Schule nach Jüdin benannt, die mit 17 ihr Leben verlor

Große Kulisse für den neuen Namen der Achimer Hauptschule.
Große Kulisse für den neuen Namen der Achimer Hauptschule. © Brodt

Achim – Von Manfred Brodt. Seit gestern gibt es die „Hauptschule Achim“ nicht mehr, sondern nur noch die „Liesel-Anspacher-Schule“. In einer originellen und bewegenden Zeremonie am Vormittag wurde die Schule nach der 1941 von den Nazis aus Achim nach Bremen und Minsk verschleppten und dort umgekommenen 17-jährigen Achimerin benannt.

Am Morgen des gestrigen Freitags war den Schülern noch einmal kurz das viel zu kurze Leben des Mädchens geschildert worden, um sie dann in drei Gruppen zu Stätten von Liesels Leben, ihrem Elternhaus an der Eckstraße, der Spielstätte Apfelwiese am Schmiedeberg, der Marktschule und dem Bahnhof, dem Abfahrtsort zum Vernichtungslager, gehen und dort Blumen und laminierte Karten hinlegen zu lassen. Auf dem Bibliotheksplatz trafen sich die 250 Pennäler dann wieder mit den Flaggen von 26 Ländern, die als Familien-Herkunftsländer alle an der Schule vertreten sind. Zum Abschluss der Zeremonie um 12.30 Uhr dann auch noch ein Telefongespräch über Skype mit James Schulz aus New York, einem noch lebenden Verwandten der Bremer Anspachers, bevor dann die neue Namenstafel der Schule enthüllt wurde.

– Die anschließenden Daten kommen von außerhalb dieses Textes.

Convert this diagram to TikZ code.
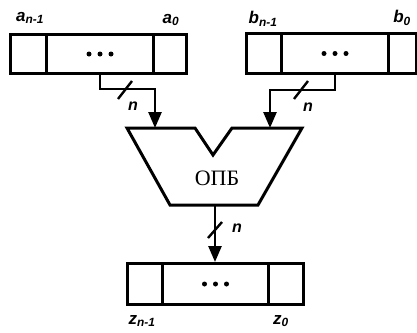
\documentclass[tikz,border=0pt]{standalone}
\usepackage{fontspec}
\setmainfont{Liberation Serif}
\setsansfont{Liberation Sans}
\usetikzlibrary{arrows.meta}
\begin{document}
\begin{tikzpicture}[x=1pt,y=-1pt,
  cell/.style={draw,line width=3pt,inner sep=0pt,anchor=north west},
  wire/.style={line width=2.6pt},
  arr/.style={wire,-{Triangle[width=13pt,length=16pt]}},
  slash/.style={line width=2.4pt},
  lbl/.style={font=\sffamily\bfseries\itshape\fontsize{17}{17}\selectfont,inner sep=0pt},
  nlbl/.style={font=\sffamily\bfseries\itshape\fontsize{16}{16}\selectfont,inner sep=0pt},
  dot/.style={fill,circle,inner sep=0pt,minimum size=5pt}]
\useasboundingbox (0,0) rectangle (417,332);
% register A
\node[cell,minimum width=36pt,minimum height=39pt] (A1) at (9,33) {};
\node[cell,minimum width=107pt,minimum height=39pt] (A2) at (45,33) {};
\node[cell,minimum width=33pt,minimum height=39pt] (A3) at (152,33) {};
\node[dot] (Ad1) at ([xshift=-11pt]A2.center) {};
\node[dot] (Ad2) at (A2.center) {};
\node[dot] (Ad3) at ([xshift=11pt]A2.center) {};
\node[lbl] (la1) at (30,18) {a\textsubscript{n-1}};
\node[lbl] (la0) at (171,20) {a\textsubscript{0}};
% register B
\node[cell,minimum width=35pt,minimum height=40pt] (B1) at (245,32) {};
\node[cell,minimum width=107pt,minimum height=40pt] (B2) at (280,32) {};
\node[cell,minimum width=28pt,minimum height=40pt] (B3) at (387,32) {};
\node[dot] (Bd1) at ([xshift=-11pt]B2.center) {};
\node[dot] (Bd2) at (B2.center) {};
\node[dot] (Bd3) at ([xshift=11pt]B2.center) {};
\node[lbl] (lb1) at (263,19) {b\textsubscript{n-1}};
\node[lbl] (lb0) at (402,18) {b\textsubscript{0}};
% register Z
\node[cell,minimum width=35pt,minimum height=41pt] (Z1) at (126,262) {};
\node[cell,minimum width=106pt,minimum height=41pt] (Z2) at (161,262) {};
\node[cell,minimum width=35pt,minimum height=41pt] (Z3) at (267,262) {};
\node[dot] (Zd1) at ([xshift=-11pt]Z2.center) {};
\node[dot] (Zd2) at (Z2.center) {};
\node[dot] (Zd3) at ([xshift=11pt]Z2.center) {};
\node[lbl] (lz1) at (142,321) {z\textsubscript{n-1}};
\node[lbl] (lz0) at (281,321) {z\textsubscript{0}};
% ALU
\draw[line width=3pt,line join=miter] (127,128) -- (195,128) -- (213,155) -- (232,128) -- (302,128) -- (258,205) -- (170,205) -- cycle;
\node[font=\fontsize{22}{22}\selectfont,inner sep=0pt] (ALU) at (217,178) {ОПБ};
\coordinate (inA) at (155,128);
\coordinate (inB) at (270,128);
\coordinate (out) at (215,205);
% connectors
\coordinate (ka) at (155,89);
\coordinate (kb) at (270,90);
\draw[arr] (A2.south) |- (ka) -- (inA);
\draw[arr] (B2.south) |- (kb) -- (inB);
\draw[arr] (out) -- (out |- Z2.north);
% slashes
\draw[slash] (118,99) -- (132,81);
\draw[slash] (294,99) -- (308,81);
\draw[slash] (208,238) -- (222,222);
\node[nlbl] (n1) at (133,106) {n};
\node[nlbl] (n2) at (308,107) {n};
\node[nlbl] (n3) at (237,228) {n};
\end{tikzpicture}
\end{document}
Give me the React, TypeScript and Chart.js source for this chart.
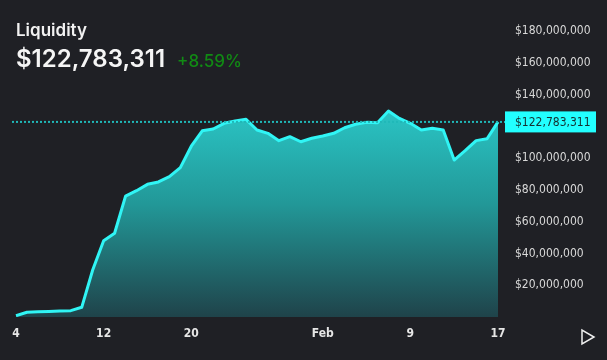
import React, { useEffect, useRef } from "react";
import { Chart, registerables } from "chart.js";

Chart.register(...registerables);

const dayLabels: string[] = [
  "4", "5", "6", "7", "8", "9", "10", "11", "12", "13", "14", "15", "16", "17", "18", "19",
  "20", "21", "22", "23", "24", "25", "26", "27", "28", "29", "30", "31",
  "Feb", "2", "3", "4", "5", "6", "7", "8", "9", "10", "11", "12", "13", "14", "15", "16", "17",
];

const liquidity: number[] = [
  800000, 3000000, 3300000, 3500000, 3800000, 4000000, 6100000, 29600000, 48000000, 52700000,
  76100000, 79500000, 83500000, 85000000, 88300000, 94000000, 107500000, 117200000, 118300000,
  121900000, 123300000, 124400000, 117700000, 115600000, 111000000, 113500000, 110300000,
  112500000, 113900000, 115600000, 119100000, 121300000, 122500000, 122300000, 129600000,
  125000000, 121900000, 117700000, 118800000, 117700000, 98800000, 104700000, 111000000,
  112200000, 122783311,
];

const shownTicks: number[] = [0, 8, 16, 28, 36, 44];
const yTickValues: number[] = [20e6, 40e6, 60e6, 80e6, 100e6, 120e6, 140e6, 160e6, 180e6];

const title = "Liquidity";
const currentValue = "$122,783,311";
const change = "+8.59%";

const axisFont = "'DejaVu Sans Condensed', 'DejaVu Sans', sans-serif";

function fmt(v: number): string {
  return "$" + Math.round(v).toLocaleString("en-US");
}

export default function App() {
  const ref = useRef<HTMLCanvasElement | null>(null);

  useEffect(() => {
    if (!ref.current) return;
    const last = liquidity[liquidity.length - 1];

    const tagPlugin = {
      id: "priceTag",
      afterDatasetsDraw(chart: any) {
        const ctx = chart.ctx;
        const y = chart.scales.y.getPixelForValue(last);
        const right = chart.chartArea.right;
        ctx.save();
        ctx.strokeStyle = "#20b8b8";
        ctx.lineWidth = 2;
        ctx.setLineDash([2, 2]);
        ctx.beginPath();
        ctx.moveTo(12, y);
        ctx.lineTo(right + 7, y);
        ctx.stroke();
        ctx.setLineDash([]);
        ctx.fillStyle = "#22ffff";
        ctx.fillRect(right + 7, y - 10.5, 91, 21);
        ctx.fillStyle = "#163030";
        ctx.font = "12px " + axisFont;
        ctx.textAlign = "left";
        ctx.textBaseline = "middle";
        ctx.fillText(fmt(last), right + 17, y + 0.5);
        ctx.restore();
      },
    };

    const chart = new Chart(ref.current, {
      type: "line",
      data: {
        labels: dayLabels,
        datasets: [
          {
            data: liquidity,
            borderColor: "#30f5f5",
            borderWidth: 3,
            pointRadius: 0,
            tension: 0,
            borderJoinStyle: "round",
            fill: "start",
            backgroundColor: (c: any) => {
              const area = c.chart.chartArea;
              if (!area) return "rgba(40,190,190,0.8)";
              const g = c.chart.ctx.createLinearGradient(0, area.top + 80, 0, area.bottom);
              g.addColorStop(0, "#2ac4c4");
              g.addColorStop(0.45, "#229898");
              g.addColorStop(1, "#1f434a");
              return g;
            },
          },
        ],
      },
      options: {
        responsive: false,
        animation: false,
        layout: { padding: { left: 16, top: 31, right: 0, bottom: 0 } },
        plugins: { legend: { display: false }, tooltip: { enabled: false } },
        scales: {
          x: {
            type: "category",
            offset: false,
            grid: { display: false, drawTicks: false },
            border: { display: false },
            afterFit: (s: any) => {
              s.height = 43;
              s.paddingLeft = 0;
              s.paddingRight = 0;
            },
            ticks: {
              autoSkip: false,
              maxRotation: 0,
              padding: 10,
              color: "#e6e6e6",
              font: { family: axisFont, size: 12, weight: "bold" },
              callback: function (this: any, value: any, index: number) {
                return shownTicks.includes(index) ? dayLabels[index] : null;
              },
            },
          },
          y: {
            position: "right",
            min: 0,
            max: 180e6,
            grid: { display: false, drawTicks: false },
            border: { display: false },
            afterFit: (s: any) => {
              s.width = 109;
            },
            afterBuildTicks: (s: any) => {
              s.ticks = yTickValues.map((v) => ({ value: v }));
            },
            ticks: {
              padding: 17,
              color: "#d8d8d8",
              font: { family: axisFont, size: 12 },
              callback: (v: any) => fmt(Number(v)),
            },
          },
        },
      },
      plugins: [tagPlugin],
    } as any);

    return () => chart.destroy();
  }, []);

  return (
    <div
      style={{
        position: "fixed",
        left: 0,
        top: 0,
        width: 607,
        height: 360,
        background: "#1f2025",
        overflow: "hidden",
      }}
    >
      <canvas ref={ref} width={607} height={360} style={{ position: "absolute", left: 0, top: 0 }} />
      <div
        style={{
          position: "absolute",
          left: 16,
          top: 22,
          fontFamily: "Inter, sans-serif",
          fontSize: 17,
          fontWeight: 600,
          lineHeight: 1,
          color: "#f2f2f2",
        }}
      >
        {title}
      </div>
      <div
        style={{
          position: "absolute",
          left: 16,
          top: 47,
          fontFamily: "Inter, sans-serif",
          lineHeight: 1,
          whiteSpace: "nowrap",
        }}
      >
        <span style={{ fontSize: 24, fontWeight: 600, color: "#f5f5f5" }}>{currentValue}</span>
        <span style={{ fontSize: 17, fontWeight: 500, color: "#118a14", marginLeft: 12 }}>{change}</span>
      </div>
      <svg
        width={20}
        height={20}
        style={{ position: "absolute", left: 578, top: 327 }}
      >
        <path d="M4 3 L4 17 L16 10 Z" fill="none" stroke="#f0f0f0" strokeWidth={1.5} strokeLinejoin="miter" />
      </svg>
    </div>
  );
}
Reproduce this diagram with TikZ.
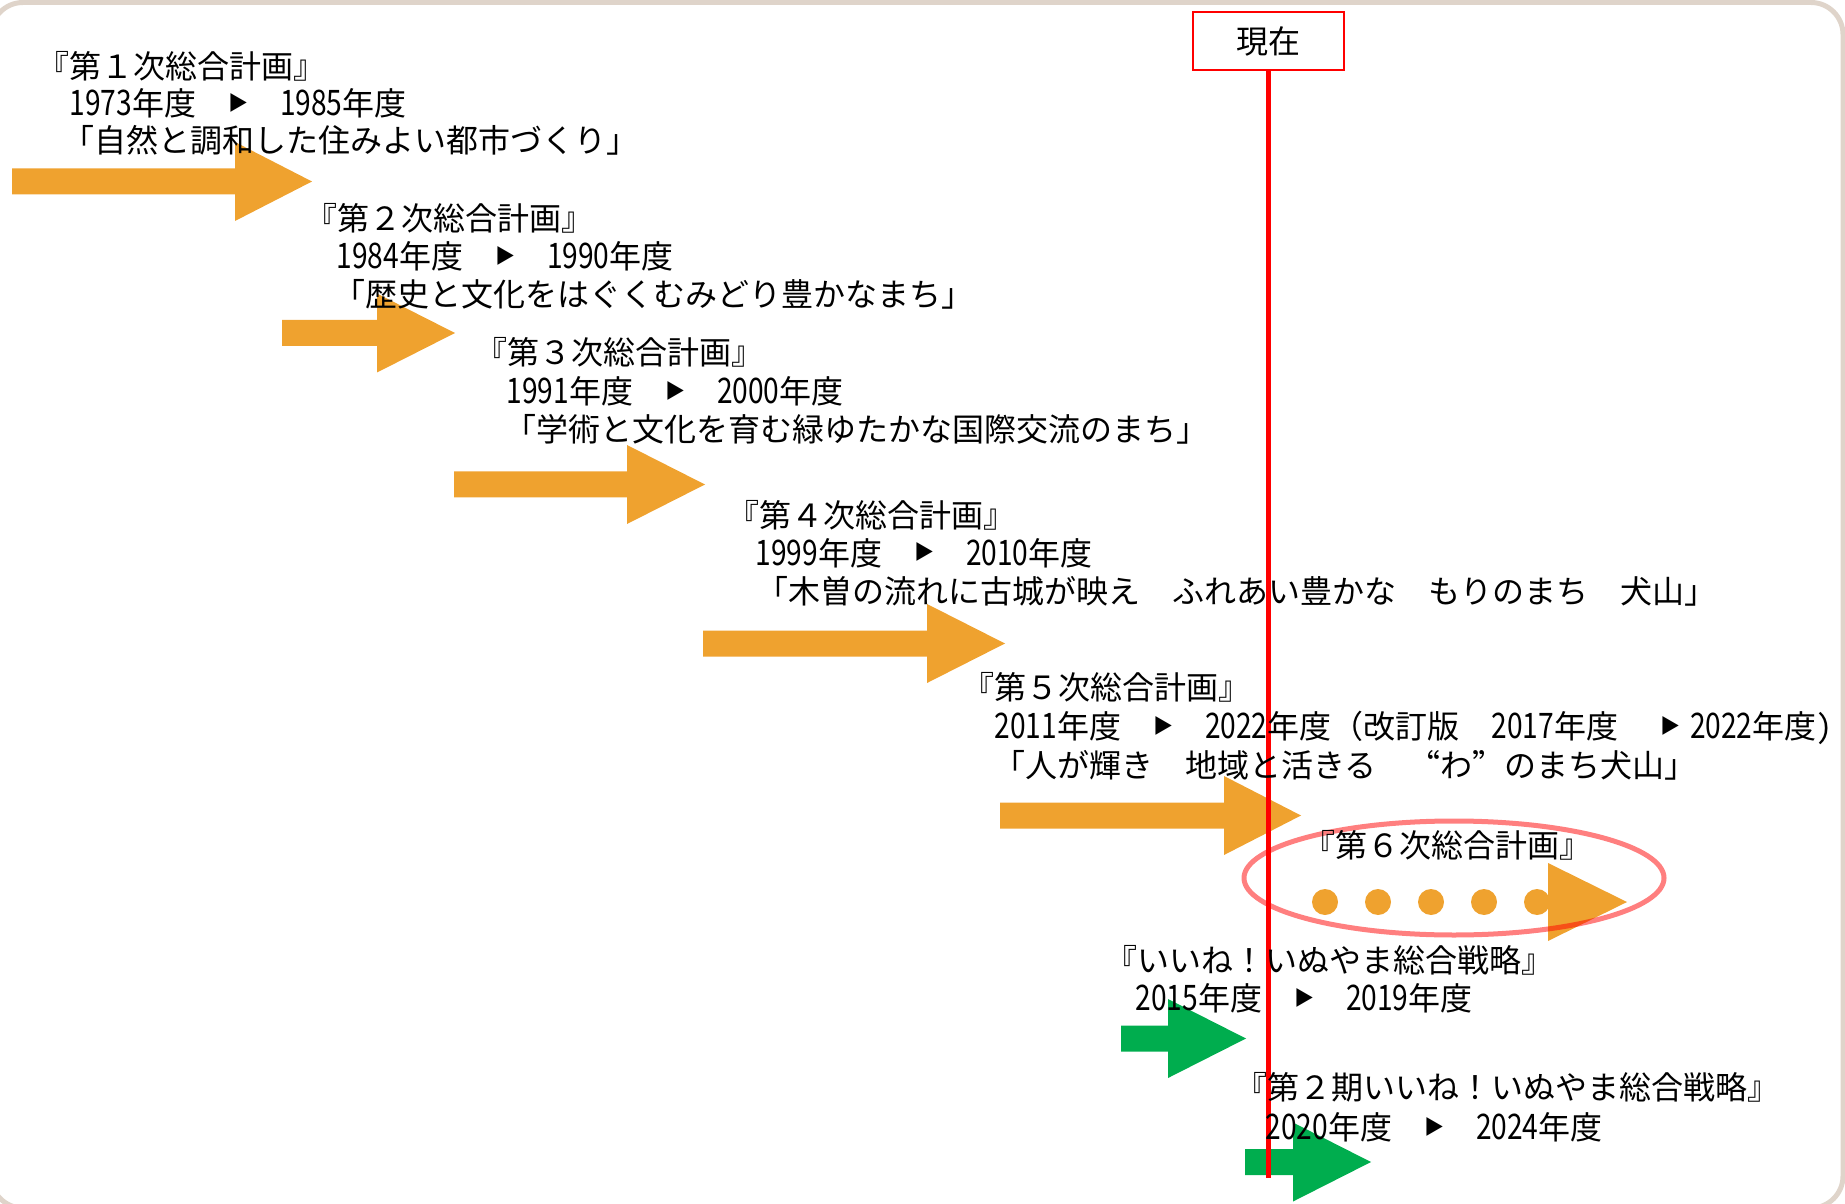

Edith Bielefeld hatte zuvor den Schülern das Leben der jungen Jüdin eindringlich nahe gebracht, die wie alle Juden 1935 durch die Nürnberger Gesetze ihre Menschenrechte verlor, 1936 auf Antrag des Achimer Gemeinderats beim Landrat wie andere Glaubensbrüder und -schwestern keinen Religionsunterricht mehr erhielt, 1937 das Berufsverbot für ihren Vater als Schlachter und Pferdehändler, 1938 die Verwüstung der Achimer Synagoge erlebte und 1941 mit dem zu tragenden Judenstern gedemütigt wurde, bevor sie wie alle Achimer Juden in Todeszüge gepfercht wurde. Sie kam nach Minsk in ein Lager, in dem ihr 1,5 Quadratmeter und bei 41 Grad minus keine Heizung und kein Strom geboten wurden. Bevor sich ihre Lebensspur verliert, hatte sie Räume des Zwangslagers zu säubern. Alle Achimer Juden, die nicht rechtzeitig emigriert waren, wurden ermordet bis auf ihren Cousin, den aus dem KZ geflohenen Kurt Anspacher/Parker, der inzwischen in den USA eines natürlichen Todes gestorben ist.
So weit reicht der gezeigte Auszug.